• JOB
What is needed is an exact copy of the lines from the one containing "Write a LaTeX" to the one containing "([xshift=10pt]user.south) -- ([xshift=10pt]adt.north);", both lines included, and no other lines.

• RECORDS SHOWN
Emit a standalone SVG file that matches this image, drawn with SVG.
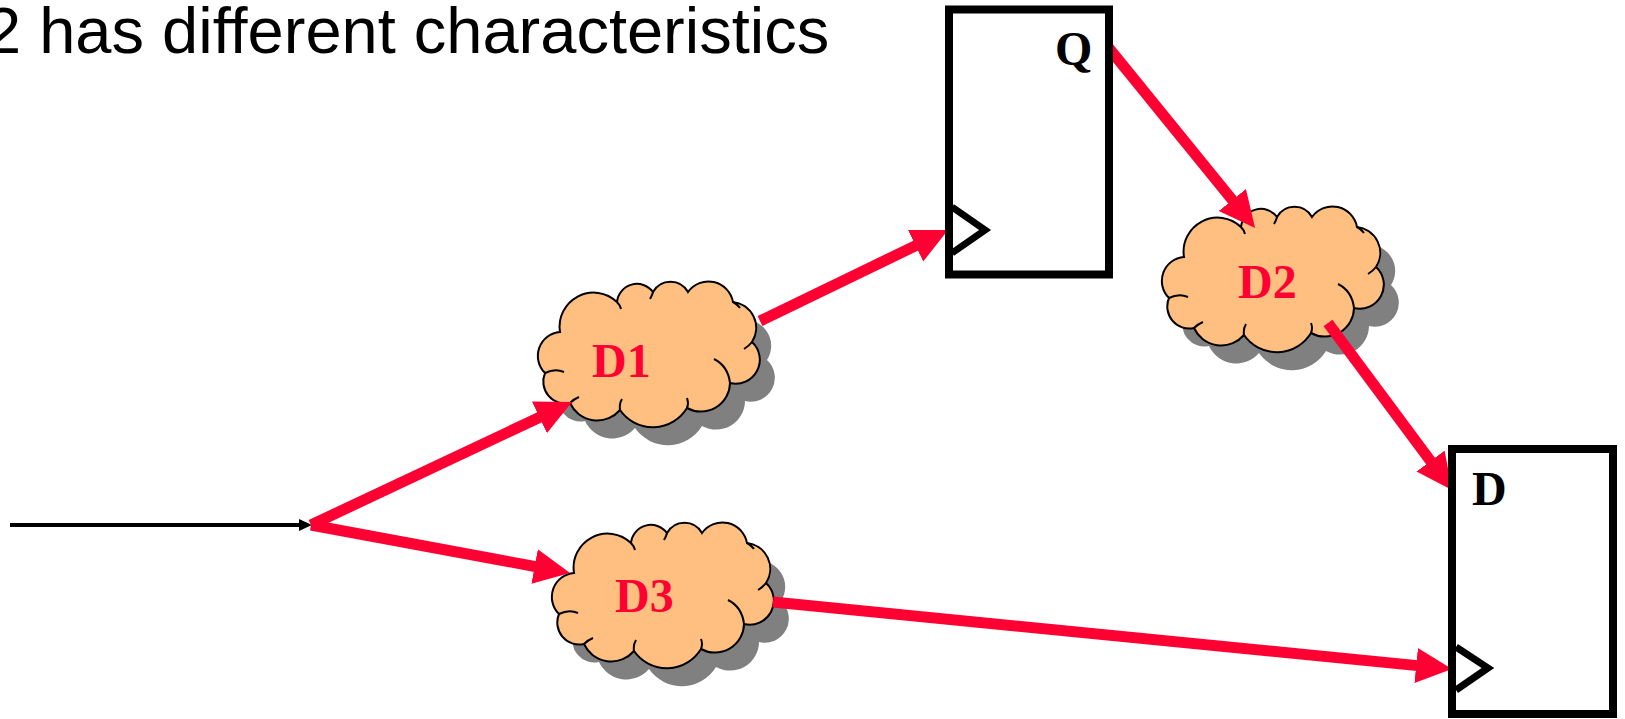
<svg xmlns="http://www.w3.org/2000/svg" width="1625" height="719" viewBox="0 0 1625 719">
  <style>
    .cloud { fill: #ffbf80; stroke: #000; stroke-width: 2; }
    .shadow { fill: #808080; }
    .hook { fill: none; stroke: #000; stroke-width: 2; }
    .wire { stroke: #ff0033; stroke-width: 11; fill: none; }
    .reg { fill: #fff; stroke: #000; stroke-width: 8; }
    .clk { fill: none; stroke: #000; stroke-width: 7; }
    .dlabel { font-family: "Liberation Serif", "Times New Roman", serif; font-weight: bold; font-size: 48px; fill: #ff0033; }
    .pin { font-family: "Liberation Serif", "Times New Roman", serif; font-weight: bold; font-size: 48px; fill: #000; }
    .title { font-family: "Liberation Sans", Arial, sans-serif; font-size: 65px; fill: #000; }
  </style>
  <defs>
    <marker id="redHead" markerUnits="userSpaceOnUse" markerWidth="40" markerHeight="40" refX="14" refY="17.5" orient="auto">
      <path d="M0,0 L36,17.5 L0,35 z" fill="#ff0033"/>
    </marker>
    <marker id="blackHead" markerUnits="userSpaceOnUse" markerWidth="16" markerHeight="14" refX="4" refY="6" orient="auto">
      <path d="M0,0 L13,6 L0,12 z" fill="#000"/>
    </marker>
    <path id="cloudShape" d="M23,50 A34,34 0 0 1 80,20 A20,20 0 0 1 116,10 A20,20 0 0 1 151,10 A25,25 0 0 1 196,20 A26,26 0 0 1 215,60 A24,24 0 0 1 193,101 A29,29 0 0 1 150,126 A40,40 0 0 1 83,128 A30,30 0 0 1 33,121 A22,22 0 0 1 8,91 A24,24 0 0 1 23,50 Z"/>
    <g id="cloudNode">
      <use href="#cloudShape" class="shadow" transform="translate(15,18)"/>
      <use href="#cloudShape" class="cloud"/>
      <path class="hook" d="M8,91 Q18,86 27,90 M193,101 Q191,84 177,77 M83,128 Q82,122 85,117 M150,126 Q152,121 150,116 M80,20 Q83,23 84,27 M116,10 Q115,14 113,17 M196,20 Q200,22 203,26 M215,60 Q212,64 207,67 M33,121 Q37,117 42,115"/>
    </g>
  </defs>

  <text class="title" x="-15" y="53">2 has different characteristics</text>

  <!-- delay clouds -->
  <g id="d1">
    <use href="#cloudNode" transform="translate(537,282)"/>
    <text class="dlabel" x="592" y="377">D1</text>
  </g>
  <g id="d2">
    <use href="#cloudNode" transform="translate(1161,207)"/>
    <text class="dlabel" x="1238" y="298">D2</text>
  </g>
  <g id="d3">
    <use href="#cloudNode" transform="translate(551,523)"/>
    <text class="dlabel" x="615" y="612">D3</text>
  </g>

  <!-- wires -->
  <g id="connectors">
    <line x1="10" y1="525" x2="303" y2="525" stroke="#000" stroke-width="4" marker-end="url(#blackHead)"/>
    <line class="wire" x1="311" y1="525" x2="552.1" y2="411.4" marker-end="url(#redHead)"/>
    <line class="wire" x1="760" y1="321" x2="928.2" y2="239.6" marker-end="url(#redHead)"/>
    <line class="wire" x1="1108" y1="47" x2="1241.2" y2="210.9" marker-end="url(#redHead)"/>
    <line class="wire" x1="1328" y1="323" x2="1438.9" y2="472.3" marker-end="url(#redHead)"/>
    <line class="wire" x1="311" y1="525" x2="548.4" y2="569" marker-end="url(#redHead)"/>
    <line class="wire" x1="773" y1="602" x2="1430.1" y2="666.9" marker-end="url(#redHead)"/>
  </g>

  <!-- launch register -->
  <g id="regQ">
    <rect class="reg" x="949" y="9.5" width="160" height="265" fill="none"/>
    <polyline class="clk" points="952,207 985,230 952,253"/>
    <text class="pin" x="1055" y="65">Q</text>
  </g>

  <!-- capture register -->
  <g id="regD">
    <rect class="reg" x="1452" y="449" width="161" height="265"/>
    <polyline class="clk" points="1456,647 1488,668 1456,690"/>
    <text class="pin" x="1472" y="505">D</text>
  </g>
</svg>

--

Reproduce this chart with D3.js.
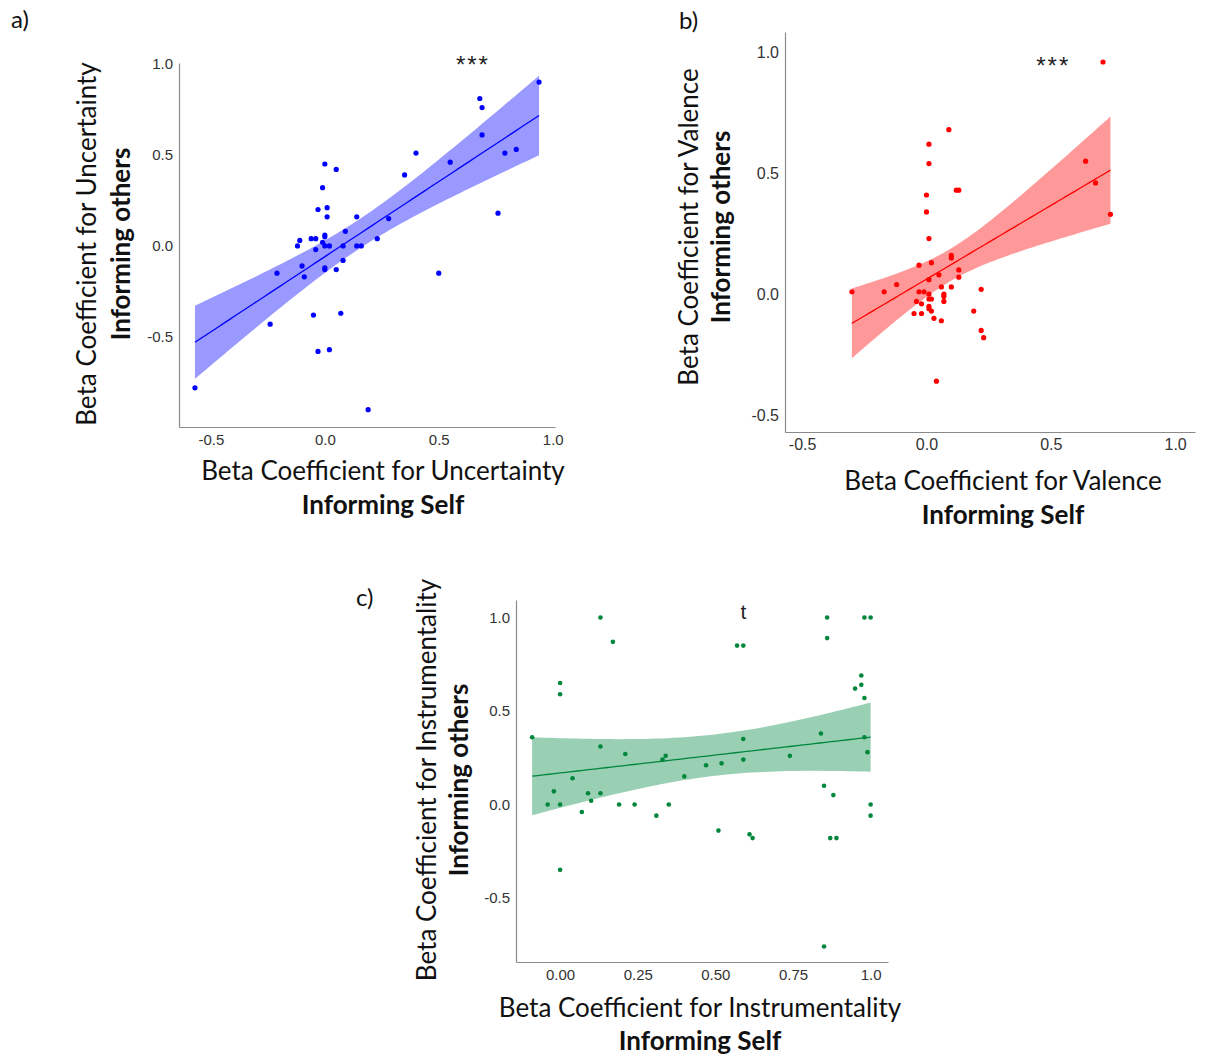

--

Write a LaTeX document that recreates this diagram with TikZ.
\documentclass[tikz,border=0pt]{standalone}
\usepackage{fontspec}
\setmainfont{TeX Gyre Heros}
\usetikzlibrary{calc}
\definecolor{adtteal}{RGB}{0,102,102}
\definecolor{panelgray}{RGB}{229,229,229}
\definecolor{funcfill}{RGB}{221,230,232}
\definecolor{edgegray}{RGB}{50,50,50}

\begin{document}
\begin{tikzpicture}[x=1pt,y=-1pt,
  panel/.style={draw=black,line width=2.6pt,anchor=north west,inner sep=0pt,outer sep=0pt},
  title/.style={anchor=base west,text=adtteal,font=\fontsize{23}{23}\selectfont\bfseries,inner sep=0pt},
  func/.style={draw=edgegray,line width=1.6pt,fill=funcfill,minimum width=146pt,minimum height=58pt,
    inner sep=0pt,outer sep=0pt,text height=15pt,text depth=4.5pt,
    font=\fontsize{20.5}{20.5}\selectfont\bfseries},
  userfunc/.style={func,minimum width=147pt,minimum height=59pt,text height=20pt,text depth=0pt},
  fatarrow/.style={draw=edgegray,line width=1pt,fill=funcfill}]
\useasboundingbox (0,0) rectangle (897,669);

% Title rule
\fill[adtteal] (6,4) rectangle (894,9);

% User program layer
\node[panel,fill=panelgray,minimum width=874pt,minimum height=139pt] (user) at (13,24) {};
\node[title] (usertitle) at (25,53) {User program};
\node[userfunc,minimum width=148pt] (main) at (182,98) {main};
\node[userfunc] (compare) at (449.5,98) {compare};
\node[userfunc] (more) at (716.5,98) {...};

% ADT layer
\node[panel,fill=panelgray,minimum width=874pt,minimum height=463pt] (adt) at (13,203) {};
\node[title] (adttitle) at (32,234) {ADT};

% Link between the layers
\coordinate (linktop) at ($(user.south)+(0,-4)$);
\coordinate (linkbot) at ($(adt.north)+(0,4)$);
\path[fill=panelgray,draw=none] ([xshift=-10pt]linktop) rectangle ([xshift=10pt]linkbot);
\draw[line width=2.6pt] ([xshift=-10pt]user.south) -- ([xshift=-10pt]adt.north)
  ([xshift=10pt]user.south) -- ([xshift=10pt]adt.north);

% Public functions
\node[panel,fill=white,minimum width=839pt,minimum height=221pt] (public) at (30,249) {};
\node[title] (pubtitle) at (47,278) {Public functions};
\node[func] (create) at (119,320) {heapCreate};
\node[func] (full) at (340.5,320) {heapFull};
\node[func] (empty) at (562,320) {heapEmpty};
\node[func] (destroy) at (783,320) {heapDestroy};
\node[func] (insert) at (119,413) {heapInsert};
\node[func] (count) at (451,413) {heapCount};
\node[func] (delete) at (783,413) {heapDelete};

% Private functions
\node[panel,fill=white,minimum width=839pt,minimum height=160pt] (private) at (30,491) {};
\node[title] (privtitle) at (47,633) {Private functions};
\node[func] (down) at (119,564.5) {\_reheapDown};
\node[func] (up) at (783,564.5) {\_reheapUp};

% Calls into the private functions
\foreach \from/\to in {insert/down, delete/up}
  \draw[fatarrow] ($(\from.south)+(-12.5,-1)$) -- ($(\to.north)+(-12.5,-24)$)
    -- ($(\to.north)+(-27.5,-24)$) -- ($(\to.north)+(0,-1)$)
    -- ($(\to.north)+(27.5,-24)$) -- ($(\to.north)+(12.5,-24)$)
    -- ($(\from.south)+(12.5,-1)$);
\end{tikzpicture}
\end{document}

• RESPONSE TO THE EXERCISE
Write a LaTeX document that recreates this diagram with TikZ.
\documentclass[tikz,border=0pt]{standalone}
\usepackage{fontspec}
\setmainfont{TeX Gyre Heros}
\usetikzlibrary{calc}
\definecolor{adtteal}{RGB}{0,102,102}
\definecolor{panelgray}{RGB}{229,229,229}
\definecolor{funcfill}{RGB}{221,230,232}
\definecolor{edgegray}{RGB}{50,50,50}

\begin{document}
\begin{tikzpicture}[x=1pt,y=-1pt,
  panel/.style={draw=black,line width=2.6pt,anchor=north west,inner sep=0pt,outer sep=0pt},
  title/.style={anchor=base west,text=adtteal,font=\fontsize{23}{23}\selectfont\bfseries,inner sep=0pt},
  func/.style={draw=edgegray,line width=1.6pt,fill=funcfill,minimum width=146pt,minimum height=58pt,
    inner sep=0pt,outer sep=0pt,text height=15pt,text depth=4.5pt,
    font=\fontsize{20.5}{20.5}\selectfont\bfseries},
  userfunc/.style={func,minimum width=147pt,minimum height=59pt,text height=20pt,text depth=0pt},
  fatarrow/.style={draw=edgegray,line width=1pt,fill=funcfill}]
\useasboundingbox (0,0) rectangle (897,669);

% Title rule
\fill[adtteal] (6,4) rectangle (894,9);

% User program layer
\node[panel,fill=panelgray,minimum width=874pt,minimum height=139pt] (user) at (13,24) {};
\node[title] (usertitle) at (25,53) {User program};
\node[userfunc,minimum width=148pt] (main) at (182,98) {main};
\node[userfunc] (compare) at (449.5,98) {compare};
\node[userfunc] (more) at (716.5,98) {...};

% ADT layer
\node[panel,fill=panelgray,minimum width=874pt,minimum height=463pt] (adt) at (13,203) {};
\node[title] (adttitle) at (32,234) {ADT};

% Link between the layers
\coordinate (linktop) at ($(user.south)+(0,-4)$);
\coordinate (linkbot) at ($(adt.north)+(0,4)$);
\path[fill=panelgray,draw=none] ([xshift=-10pt]linktop) rectangle ([xshift=10pt]linkbot);
\draw[line width=2.6pt] ([xshift=-10pt]user.south) -- ([xshift=-10pt]adt.north)
  ([xshift=10pt]user.south) -- ([xshift=10pt]adt.north);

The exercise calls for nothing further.